■ **To do**:
Starting at the line containing "Give me the" and ending at the line containing "const pts = (xs: number[], ys: number[])", reproduce each line exactly as written, with both end lines included and all pictures omitted.

>> Begin Recorded information

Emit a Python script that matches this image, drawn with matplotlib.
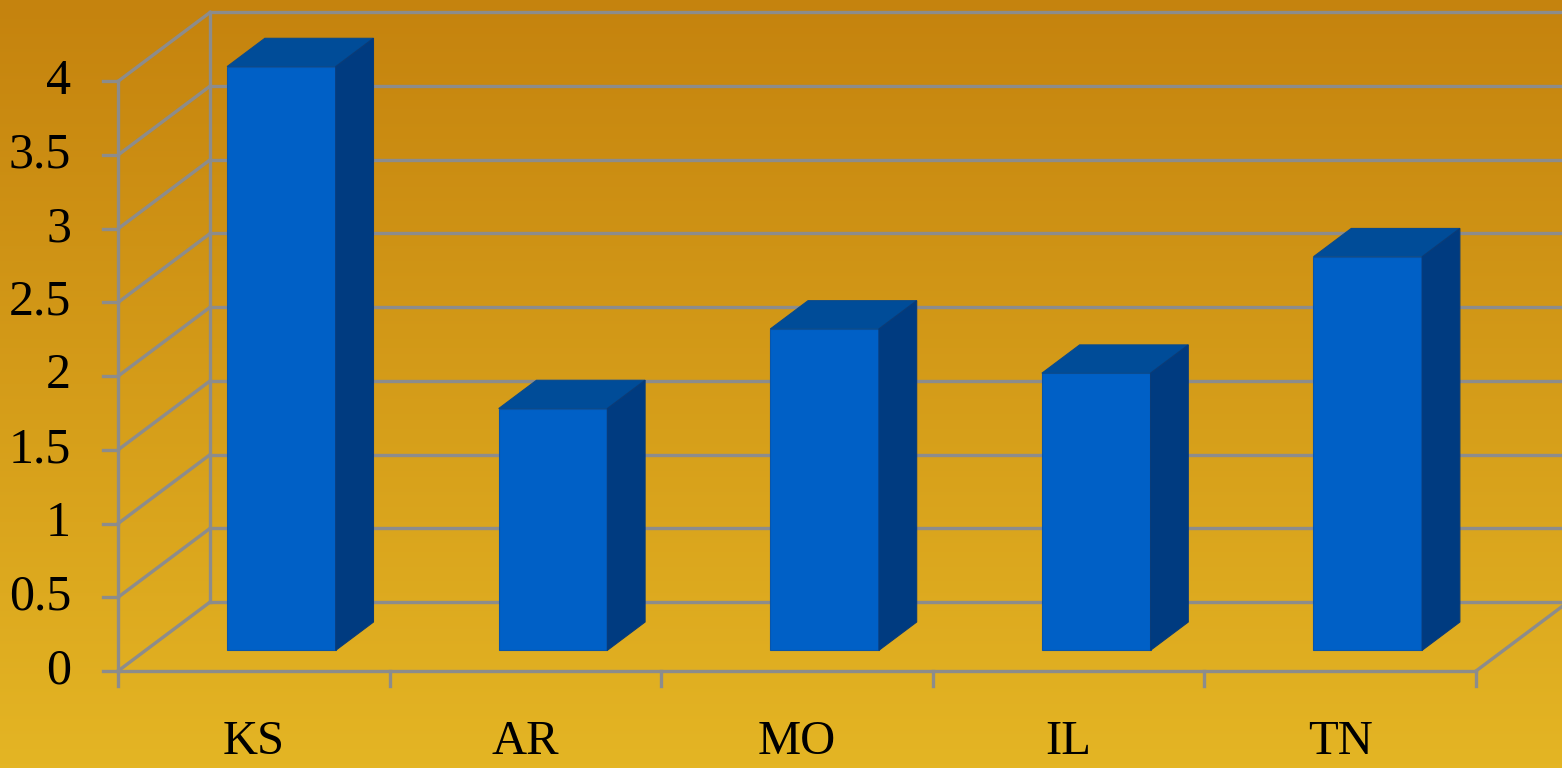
import numpy as np
import matplotlib.pyplot as plt
from matplotlib.patches import Polygon
from matplotlib.colors import LinearSegmentedColormap

# data
states = ['KS', 'AR', 'MO', 'IL', 'TN']
values = [3.96, 1.64, 2.18, 1.88, 2.67]
y_ticks = [0, 0.5, 1, 1.5, 2, 2.5, 3, 3.5, 4]
y_labels = ['0', '0.5', '1', '1.5', '2', '2.5', '3', '3.5', '4']

# oblique "3d" look: depth d in [0, 1] shifts right and up
DX = 0.339
DV = 0.468
d_front, d_back = 0.30, 0.71
bar_w = 0.40

def proj(x, v, d):
    return x + d * DX, v + d * DV

grid_col = '#8c8c8c'
front_col = '#0060c6'
top_col = '#004c98'
side_col = '#003b80'

fig = plt.figure(figsize=(15.62, 7.68), dpi=100)
ax = fig.add_axes([0, 0, 1, 1])
ax.set_xlim(-0.9345, 4.8167)
ax.set_ylim(-0.658, 4.552)
ax.axis('off')

# background gradient, darker orange on top
cmap = LinearSegmentedColormap.from_list('bg', ['#c5830e', '#e4b524'])
grad = np.linspace(0, 1, 256).reshape(-1, 1)
ax.imshow(grad, cmap=cmap, aspect='auto', extent=[0, 1, 0, 1],
          transform=ax.transAxes, zorder=0)

x0, x1 = -0.5, len(states) - 0.5
lw = 2.4

# back wall and left wall grid
for t, lab in zip(y_ticks, y_labels):
    bx0, bv0 = proj(x0, t, 1)
    bx1, bv1 = proj(x1, t, 1)
    ax.plot([bx0, bx1], [bv0, bv1], color=grid_col, lw=lw, zorder=1)
    fx, fv = proj(x0, t, 0)
    ax.plot([fx, bx0], [fv, bv0], color=grid_col, lw=lw, zorder=1)
    ax.plot([fx - 0.055, fx], [fv, fv], color=grid_col, lw=lw, zorder=1)
    ax.text(fx - 0.173, fv, lab, ha='right', va='center',
            fontsize=36, family='Liberation Serif', color='black')

# wall verticals
ax.plot([x0, x0], [0, 4], color=grid_col, lw=lw, zorder=1)
bx, bv = proj(x0, 0, 1)
ax.plot([bx, bx], [bv, bv + 4], color=grid_col, lw=lw, zorder=1)

# floor front edge and right edge
ax.plot([x0, x1], [0, 0], color=grid_col, lw=lw, zorder=1)
rx, rv = proj(x1, 0, 1)
ax.plot([x1, rx], [0, rv], color=grid_col, lw=lw, zorder=1)

# category ticks and labels
for k in range(len(states) + 1):
    ax.plot([x0 + k, x0 + k], [0, -0.1], color=grid_col, lw=lw, zorder=1)
for i, s in enumerate(states):
    ax.text(i, -0.48, s, ha='center', va='center', fontsize=35,
            family='Liberation Serif', color='black')

# bars
for i, val in enumerate(values):
    xl, xr = i - bar_w / 2, i + bar_w / 2
    fl = proj(xl, 0, d_front)
    ax.bar(fl[0] + bar_w / 2, val, bar_w, bottom=fl[1], color=front_col,
           edgecolor='#0a55a8', linewidth=0.8, zorder=3)
    top = [proj(xl, val, d_front), proj(xr, val, d_front),
           proj(xr, val, d_back), proj(xl, val, d_back)]
    side = [proj(xr, 0, d_front), proj(xr, val, d_front),
            proj(xr, val, d_back), proj(xr, 0, d_back)]
    ax.add_patch(Polygon(top, closed=True, facecolor=top_col,
                         edgecolor='#0a4a8c', linewidth=0.8, zorder=3))
    ax.add_patch(Polygon(side, closed=True, facecolor=side_col,
                         edgecolor='#0a3b78', linewidth=0.8, zorder=3))

plt.savefig('out.png', dpi=100)
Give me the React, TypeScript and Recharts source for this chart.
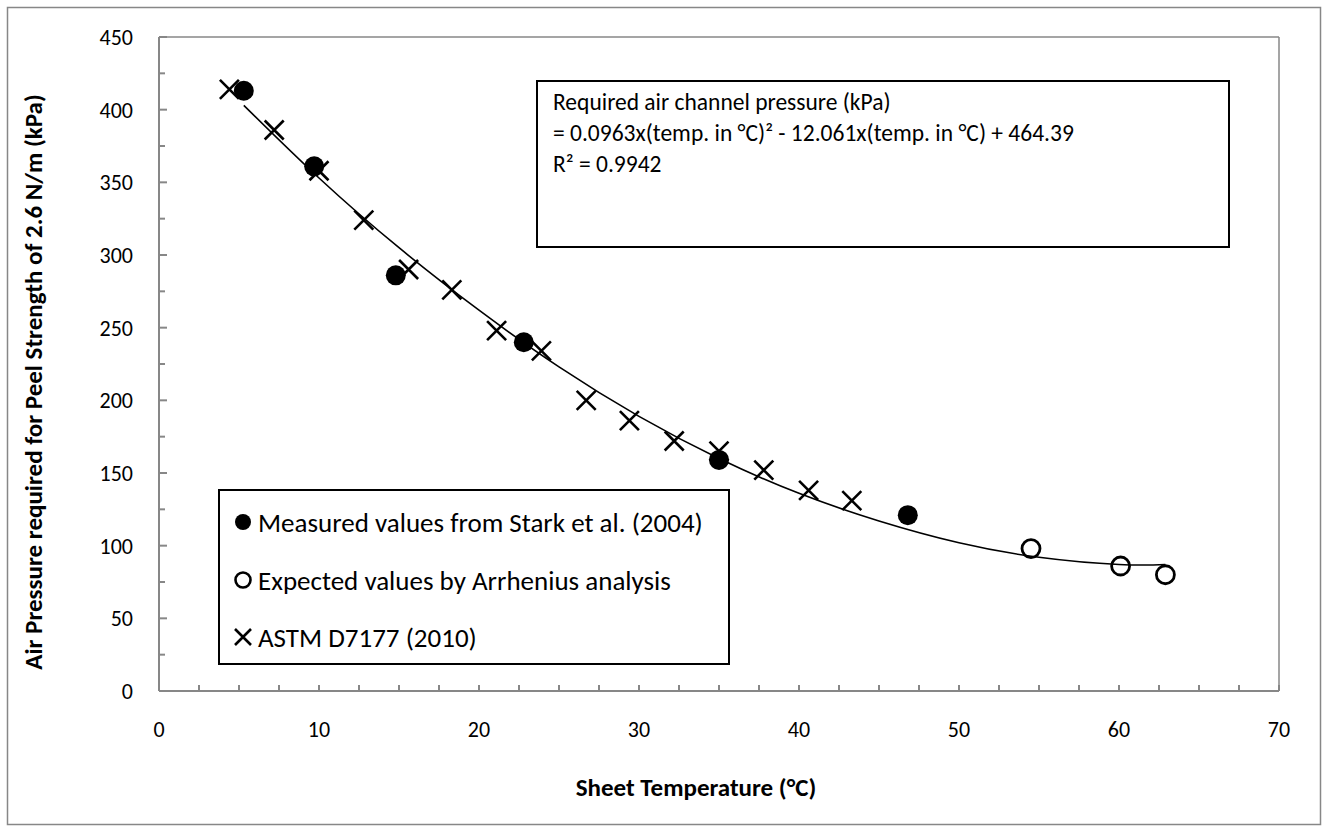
import React from "react";
import { ComposedChart, Scatter, Line, XAxis, YAxis } from "recharts";

// Peel strength chart: measured (Stark 2004), expected (Arrhenius), ASTM D7177 + quadratic trendline
const starkTemp = [5.3, 9.7, 14.8, 22.8, 35.0, 46.8];
const starkPressure = [413, 361, 286, 240, 159, 121];

const arrheniusTemp = [54.5, 60.1, 62.9];
const arrheniusPressure = [98, 86, 80];

const astmTemp = [4.4, 7.2, 10.0, 12.8, 15.6, 18.3, 21.1, 23.9, 26.7, 29.4, 32.2, 35.0, 37.8, 40.6, 43.3];
const astmPressure = [414, 386, 358, 324, 290, 276, 248, 234, 200, 186, 172, 165, 152, 138, 131];

// trendline
const trendTemp = [5.3, 10, 15, 20, 25, 30, 35, 40, 45, 50, 55, 60, 62.9];
const trendPressure = [403, 353, 305, 262, 223, 189, 160, 136, 117, 102, 92, 87, 87];

const xTicks = [0, 2.5, 5, 7.5, 10, 12.5, 15, 17.5, 20, 22.5, 25, 27.5, 30, 32.5, 35, 37.5, 40, 42.5, 45, 47.5, 50, 52.5, 55, 57.5, 60, 62.5, 65, 67.5, 70];
const yTicks = [0, 25, 50, 75, 100, 125, 150, 175, 200, 225, 250, 275, 300, 325, 350, 375, 400, 425, 450];

const legendLabels = [
  "Measured values from Stark et al. (2004)",
  "Expected values by Arrhenius analysis",
  "ASTM D7177 (2010)",
];
const equationLines = [
  "Required air channel pressure (kPa)",
  "= 0.0963x(temp. in °C)² - 12.061x(temp. in °C) + 464.39",
  "R² = 0.9942",
];

const FONT = "Carlito, Calibri, Lato, sans-serif";
const AXIS = "#878787";

const pts = (xs: number[], ys: number[]) => xs.map((x, i) => ({ x, y: ys[i] }));

const FilledDot = (p: any) => <circle cx={p.cx} cy={p.cy} r={10} fill="#000" />;
const OpenDot = (p: any) => <circle cx={p.cx} cy={p.cy} r={9} fill="none" stroke="#000" strokeWidth={2.8} />;
const Cross = (p: any) => (
  <path
    d={`M${p.cx - 9.5},${p.cy - 9.5}L${p.cx + 9.5},${p.cy + 9.5}M${p.cx - 9.5},${p.cy + 9.5}L${p.cx + 9.5},${p.cy - 9.5}`}
    stroke="#000"
    strokeWidth={2.6}
  />
);

function XTick(props: any) {
  const { x, y, payload } = props;
  const v = payload.value;
  return (
    <g>
      <line x1={x} x2={x} y1={y} y2={y - 6} stroke={AXIS} strokeWidth={2} />
      {v % 10 === 0 && (
        <text x={x} y={y + 46} textAnchor="middle" fontFamily={FONT} fontSize={22} fill="#000">
          {v}
        </text>
      )}
    </g>
  );
}

function YTick(props: any) {
  const { x, y, payload } = props;
  const v = payload.value;
  const major = v % 50 === 0;
  return (
    <g>
      <line x1={x} x2={x + (major ? 8 : 6)} y1={y} y2={y} stroke={AXIS} strokeWidth={2} />
      {major && (
        <text x={x - 26} y={y + 8} textAnchor="end" fontFamily={FONT} fontSize={22} fill="#000">
          {v}
        </text>
      )}
    </g>
  );
}

export default function App() {
  return (
    <div style={{ position: "absolute", left: 0, top: 0, width: 1328, height: 832, background: "#fff" }}>
      <ComposedChart width={1328} height={832} margin={{ top: 37, right: 49, bottom: 81, left: 100 }}>
        <XAxis
          type="number"
          dataKey="x"
          domain={[0, 70]}
          ticks={xTicks}
          interval={0}
          height={60}
          tickSize={0}
          tickMargin={0}
          tickLine={false}
          axisLine={{ stroke: AXIS, strokeWidth: 2 }}
          tick={<XTick />}
        />
        <YAxis
          type="number"
          dataKey="y"
          domain={[0, 450]}
          ticks={yTicks}
          interval={0}
          width={59}
          tickSize={0}
          tickMargin={0}
          tickLine={false}
          axisLine={{ stroke: AXIS, strokeWidth: 2 }}
          tick={<YTick />}
        />
        <Line
          data={pts(trendTemp, trendPressure)}
          dataKey="y"
          type="natural"
          dot={false}
          stroke="#000"
          strokeWidth={1.6}
          isAnimationActive={false}
        />
        <Scatter data={pts(starkTemp, starkPressure)} dataKey="y" shape={FilledDot} isAnimationActive={false} />
        <Scatter data={pts(arrheniusTemp, arrheniusPressure)} dataKey="y" shape={OpenDot} isAnimationActive={false} />
        <Scatter data={pts(astmTemp, astmPressure)} dataKey="y" shape={Cross} isAnimationActive={false} />
      </ComposedChart>

      <svg
        width={1328}
        height={832}
        style={{ position: "absolute", left: 0, top: 0, pointerEvents: "none" }}
        fontFamily={FONT}
      >
        <rect x={7.5} y={7.5} width={1313} height={817} fill="none" stroke={AXIS} strokeWidth={1.5} />
        <line x1={159} x2={1279} y1={37} y2={37} stroke={AXIS} strokeWidth={1.5} />
        <line x1={1279} x2={1279} y1={37} y2={691} stroke={AXIS} strokeWidth={1.5} />

        {/* equation box */}
        <rect x={537} y={81} width={692} height={166} fill="#fff" stroke="#000" strokeWidth={2} />
        {equationLines.map((t, i) => (
          <text key={i} x={553} y={110 + i * 31} fontSize={23.5} fill="#000">
            {t}
          </text>
        ))}

        {/* legend */}
        <rect x={219} y={490} width={510} height={174} fill="#fff" stroke="#000" strokeWidth={2} />
        <circle cx={243} cy={522} r={8} fill="#000" />
        <circle cx={243} cy={580} r={7.5} fill="none" stroke="#000" strokeWidth={2.6} />
        <path d="M235,629L251,645M235,645L251,629" stroke="#000" strokeWidth={2.6} />
        {legendLabels.map((t, i) => (
          <text key={i} x={258} y={[532, 590, 647][i]} fontSize={27} fill="#000">
            {t}
          </text>
        ))}

        {/* axis titles */}
        <text x={696} y={796} textAnchor="middle" fontSize={25} fontWeight="bold" fill="#000">
          Sheet Temperature (°C)
        </text>
        <text
          x={0}
          y={0}
          transform="translate(42,382) rotate(-90)"
          textAnchor="middle"
          fontSize={25}
          fontWeight="bold"
          fill="#000"
        >
          Air Pressure required for Peel Strength of 2.6 N/m (kPa)
        </text>
      </svg>
    </div>
  );
}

>> End Recorded information

■ **Answer**:
Give me the React, TypeScript and Recharts source for this chart.
import React from "react";
import { ComposedChart, Scatter, Line, XAxis, YAxis } from "recharts";

// Peel strength chart: measured (Stark 2004), expected (Arrhenius), ASTM D7177 + quadratic trendline
const starkTemp = [5.3, 9.7, 14.8, 22.8, 35.0, 46.8];
const starkPressure = [413, 361, 286, 240, 159, 121];

const arrheniusTemp = [54.5, 60.1, 62.9];
const arrheniusPressure = [98, 86, 80];

const astmTemp = [4.4, 7.2, 10.0, 12.8, 15.6, 18.3, 21.1, 23.9, 26.7, 29.4, 32.2, 35.0, 37.8, 40.6, 43.3];
const astmPressure = [414, 386, 358, 324, 290, 276, 248, 234, 200, 186, 172, 165, 152, 138, 131];

// trendline
const trendTemp = [5.3, 10, 15, 20, 25, 30, 35, 40, 45, 50, 55, 60, 62.9];
const trendPressure = [403, 353, 305, 262, 223, 189, 160, 136, 117, 102, 92, 87, 87];

const xTicks = [0, 2.5, 5, 7.5, 10, 12.5, 15, 17.5, 20, 22.5, 25, 27.5, 30, 32.5, 35, 37.5, 40, 42.5, 45, 47.5, 50, 52.5, 55, 57.5, 60, 62.5, 65, 67.5, 70];
const yTicks = [0, 25, 50, 75, 100, 125, 150, 175, 200, 225, 250, 275, 300, 325, 350, 375, 400, 425, 450];

const legendLabels = [
  "Measured values from Stark et al. (2004)",
  "Expected values by Arrhenius analysis",
  "ASTM D7177 (2010)",
];
const equationLines = [
  "Required air channel pressure (kPa)",
  "= 0.0963x(temp. in °C)² - 12.061x(temp. in °C) + 464.39",
  "R² = 0.9942",
];

const FONT = "Carlito, Calibri, Lato, sans-serif";
const AXIS = "#878787";

const pts = (xs: number[], ys: number[]) => xs.map((x, i) => ({ x, y: ys[i] }));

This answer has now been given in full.